What it’s really like to be a professional female athlete

Christen Press is 27 years old and she’s been playing soccer for a good many of those years. Her skills on the field have taken her from playing in high school, to playing forward for Stanford, to now playing for the U.S. Women’s National Team (she won the World Cup last year!) as well as a club team in Stockholm. She’s an Olympic hopeful too, and we’re crossing our fingers to see Christen take the field this summer in Brazil.

In addition to soccer, Christen is an avid yogi, a blogger, and host of a digital sports series for FOX, plus she has a seriously inspiring Twitter presence. She’s also committed to giving women’s sports the coverage and airtime they deserve. With that in mind, we picked Christen’s brain for her thoughts on what it’s really like to be a pro female athlete.


Work is seriously fun: “I often catch myself thinking, I have the best job in the world. I do what I love and my work is my passion.”

And training doesn’t feel like work: “I prefer to start my day with my training as it gives me so much energy. People sometimes think you’d be tired from working out, but I feel exhilarated post workout.”

There’s still a long way to go when it comes to compensation:  “I am one of a very small group of women [in sports] that does not need a second job to support myself. There are only a few teams around the world, club or national teams, that pay these wages. I am grateful for this, but feel an obligation to keep fighting for more for all our female soccer players.”

And men’s sports get so much more airtime because . . . society: “I think a lot of it comes from outdated, sexist gender roles in society. For decades, men have had an advantage in sports: More practice, more access, more money, more external motivation, and for that they are ahead. Sports is rich with history and it takes time to build the relationship between teams and fans that create reverence.”

The team is always fighting to get women in the spotlight: “I feel a sense of responsibility to grow the game so that the day I leave it’s better than when I came. We do that both by dedicating ourselves to our craft and creating the best product possible; and also by talking about feminism in sports. Some of the important issues are the worldwide stigma against women in sports and the lack of resources and respect given to the female game.” And women should be playing on grass (not turf), because duh:  “For me, this isn’t a debate. It’s simply about treating female competition with respect and that includes the best resources.”  

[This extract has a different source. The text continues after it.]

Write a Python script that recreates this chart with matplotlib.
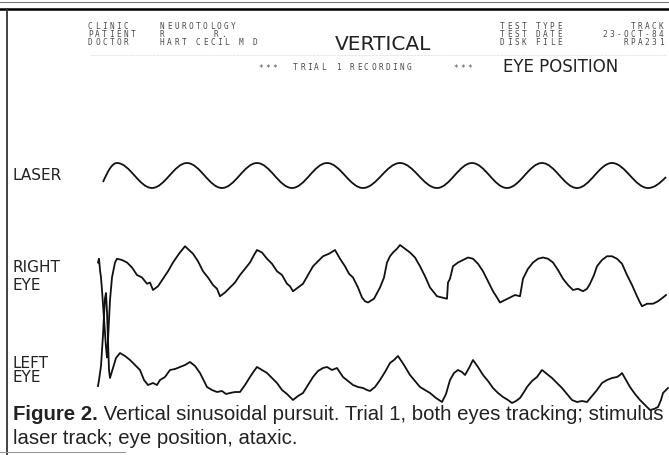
import matplotlib
matplotlib.use("Agg")
import matplotlib.pyplot as plt
from matplotlib.path import Path
from matplotlib.patches import PathPatch
from matplotlib.transforms import Affine2D

# 레이저 자극 (극값: 피크/골)
laser_x = [103, 117, 152, 187, 222, 257, 292, 327, 363, 400, 437, 472, 507, 542, 577, 612, 648, 666]
laser_y = [182, 163, 188, 163, 188, 163, 188, 163, 188, 163, 188, 163, 188, 163, 188, 163, 188, 177]

# 오른쪽 눈 (기록 단위)
right_x = [98, 99, 100, 101, 102, 104, 106, 107, 108, 110, 112, 115, 117, 122, 127, 132, 137, 142, 147, 150,
           153, 158, 163, 168, 173, 179, 185, 189, 193, 198, 203, 208, 213, 217, 220, 225, 230, 235, 240,
           245, 250, 254, 257, 262, 267, 272, 277, 282, 287, 290, 293, 298, 303, 308, 313, 318, 323, 329,
           335, 340, 345, 349, 353, 358, 362, 365, 368, 374, 380, 384, 387, 390, 393, 397, 400, 405, 410,
           415, 420, 425, 430, 434, 437, 442, 447, 448, 450, 453, 458, 463, 468, 473, 478, 483, 488, 493,
           497, 500, 505, 510, 515, 520, 523, 528, 533, 538, 543, 548, 553, 558, 563, 568, 573, 578, 583,
           587, 590, 594, 597, 602, 607, 612, 617, 622, 627, 632, 637, 640, 642, 647, 653, 658, 663, 666]
right_y = [250, 247, 256, 262, 272, 295, 318, 326, 312, 280, 262, 250, 247, 248, 250, 254, 260, 262, 267, 266,
           272, 269, 263, 257, 250, 243, 237, 240, 243, 249, 257, 262, 268, 271, 277, 274, 270, 266, 260,
           255, 250, 244, 240, 242, 247, 251, 257, 260, 267, 269, 273, 270, 267, 260, 253, 249, 245, 243,
           240, 247, 253, 259, 262, 270, 278, 281, 282, 279, 270, 262, 250, 245, 242, 239, 236, 239, 242,
           246, 253, 261, 270, 274, 277, 278, 279, 266, 263, 253, 250, 248, 246, 247, 251, 257, 265, 273,
           278, 282, 280, 278, 276, 277, 263, 255, 250, 247, 246, 247, 250, 256, 263, 268, 272, 271, 273,
           271, 267, 260, 253, 248, 245, 245, 247, 251, 260, 268, 277, 282, 285, 283, 283, 281, 278, 276]

# 왼쪽 눈 (기록 단위)
left_x = [98, 99, 101, 103, 104, 105, 106, 107, 108, 109, 110, 113, 116, 120, 125, 130, 135, 140, 144, 148,
          153, 157, 160, 165, 170, 175, 180, 185, 190, 195, 200, 204, 207, 212, 217, 222, 226, 230, 235,
          240, 245, 250, 254, 257, 262, 267, 272, 277, 282, 287, 293, 298, 303, 308, 313, 318, 323, 327,
          332, 337, 343, 348, 353, 358, 363, 367, 370, 375, 380, 385, 390, 394, 398, 404, 410, 415, 420,
          425, 430, 436, 442, 446, 450, 454, 458, 462, 465, 469, 473, 478, 483, 488, 493, 498, 503, 508,
          512, 516, 520, 524, 527, 532, 537, 542, 547, 552, 557, 562, 567, 572, 577, 582, 587, 592, 597,
          602, 607, 612, 617, 620, 622, 626, 630, 635, 640, 645, 650, 654, 658, 661, 663, 666, 668]
left_y = [356, 350, 336, 305, 285, 268, 263, 282, 312, 340, 348, 338, 328, 323, 326, 330, 335, 340, 350, 355,
          353, 355, 350, 347, 340, 339, 337, 335, 332, 336, 343, 351, 357, 360, 362, 361, 364, 363, 362,
          362, 355, 347, 341, 337, 340, 343, 348, 353, 360, 364, 370, 366, 363, 355, 347, 341, 338, 337,
          340, 338, 347, 351, 355, 357, 358, 360, 361, 357, 350, 342, 333, 330, 326, 335, 345, 351, 357,
          360, 363, 368, 372, 364, 350, 343, 340, 342, 345, 338, 330, 337, 345, 351, 358, 363, 367, 370,
          373, 371, 368, 362, 357, 351, 347, 340, 344, 348, 353, 358, 364, 370, 372, 371, 372, 366, 360,
          353, 350, 348, 347, 345, 343, 350, 357, 364, 370, 375, 380, 379, 377, 370, 363, 360, 358]

header_left = [("CLINIC", "NEUROTOLOGY"), ("PATIENT", "R"), ("DOCTOR", "HART")]
header_right = [("TEST TYPE", "TRACK"), ("TEST DATE", "23-OCT-84"), ("DISK FILE", "RPA231")]
caption_1 = " Vertical sinusoidal pursuit. Trial 1, both eyes tracking; stimulus"
caption_2 = "laser track; eye position, ataxic."

fig = plt.figure(figsize=(6.69, 4.55), dpi=100)
ax = fig.add_axes([0, 0, 1, 1])
ax.set_xlim(0, 669)
ax.set_ylim(455, 0)
ax.axis("off")

# 테두리
ax.plot([0, 669], [2, 2], color="#777777", lw=0.8)
ax.plot([0, 669], [8.5, 8.5], color="black", lw=1.8)
ax.plot([7, 7], [8.5, 455], color="#333333", lw=1.3)
ax.plot([0, 125], [452, 452], color="#999999", lw=0.8)
ax.plot([90, 666], [55, 55], color="#dddddd", lw=0.5, ls=(0, (4, 1)))


def dotmatrix(x, y, s, right=False):
    # 도트 프린터 느낌: 글자를 고정 간격으로 하나씩 찍기
    pitch = 7.1
    if right:
        x = x - pitch * len(s)
    for i, ch in enumerate(s):
        ax.text(x + i * pitch, y, ch, family="DejaVu Sans Mono", fontsize=5.6,
                color="#4a4a4a", va="center", ha="left")


rows = [26.5, 34.5, 42.5]
for (a, b), yy in zip(header_left, rows):
    dotmatrix(88, yy, a)
    dotmatrix(160, yy, b)
dotmatrix(214, 34.5, "R.")
dotmatrix(196, 42.5, "CECIL M D")
for (a, b), yy in zip(header_right, rows):
    dotmatrix(500, yy, a)
    dotmatrix(666, yy, b, right=True)

ax.text(383, 45, "VERTICAL", family="DejaVu Sans", fontsize=14.5, color="#222222",
        ha="center", va="center")
dotmatrix(258, 68, "***")
dotmatrix(293, 68, "TRIAL 1 RECORDING")
dotmatrix(453, 68, "***")
ax.text(503, 67, "EYE POSITION", family="DejaVu Sans", fontsize=12, color="#222222",
        ha="left", va="center")

label_kw = dict(family="DejaVu Sans", fontsize=11, color="#222222", ha="left", va="center")
ax.text(12, 175, "LASER", **label_kw)
ax.text(12, 268, "RIGHT", **label_kw)
ax.text(12, 285, "EYE", **label_kw)
ax.text(12, 363, "LEFT", **label_kw)
ax.text(12, 378, "EYE", **label_kw)

# 레이저: 극값 사이를 베지어 곡선으로 연결
verts = [(laser_x[0], laser_y[0])]
codes = [Path.MOVETO]
for i in range(1, len(laser_x)):
    x0, y0 = laser_x[i - 1], laser_y[i - 1]
    x1, y1 = laser_x[i], laser_y[i]
    dx = x1 - x0
    c1 = (x0 + 0.36 * dx, y0) if i > 1 else (x0 + 0.33 * dx, y0 + 0.55 * (y1 - y0))
    c2 = (x1 - 0.36 * dx, y1) if i < len(laser_x) - 1 else (x1 - 0.33 * dx, y1 - 0.55 * (y1 - y0))
    verts += [c1, c2, (x1, y1)]
    codes += [Path.CURVE4] * 3
ax.add_patch(PathPatch(Path(verts, codes), fill=False, lw=1.3, edgecolor="#111111"))

# 눈 기록: 기록 단위 -> 화면 띠 위치
right_tr = Affine2D().scale(1, 1.25).translate(0, -50) + ax.transData
left_tr = Affine2D().scale(1, 1.0).translate(0, 30) + ax.transData
ax.plot(right_x, right_y, color="#111111", lw=1.3, transform=right_tr)
ax.plot(left_x, left_y, color="#111111", lw=1.3, transform=left_tr)

fig_txt = ax.text(13, 415, "Figure 2.", family="Liberation Sans", fontsize=14.7, fontweight="bold",
                  color="#222222", ha="left", va="center")
ax.annotate(caption_1, xy=(1, 0.5), xycoords=fig_txt, family="Liberation Sans", fontsize=14.7,
            color="#222222", ha="left", va="center")
ax.text(13, 438, caption_2, family="Liberation Sans", fontsize=14.7, color="#222222",
        ha="left", va="center")

fig.savefig("out.png", dpi=100)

She could never have imagined such an awesome career:  “I didn’t dream of professional soccer growing up, as that wasn’t an option for women. I’m proud that today, young girls can look at our league and have something to play for in that way.”

And winning isn’t even the most important part of the game: “What I enjoy most is the daily struggle to be my best self and help my team be our best collective. The reward isn’t winning, but growing.”

So go out and seize the day. Every single day:  “Enjoy the journey! You are exactly where you are supposed to be. Embrace it and fight for where you want to be tomorrow.”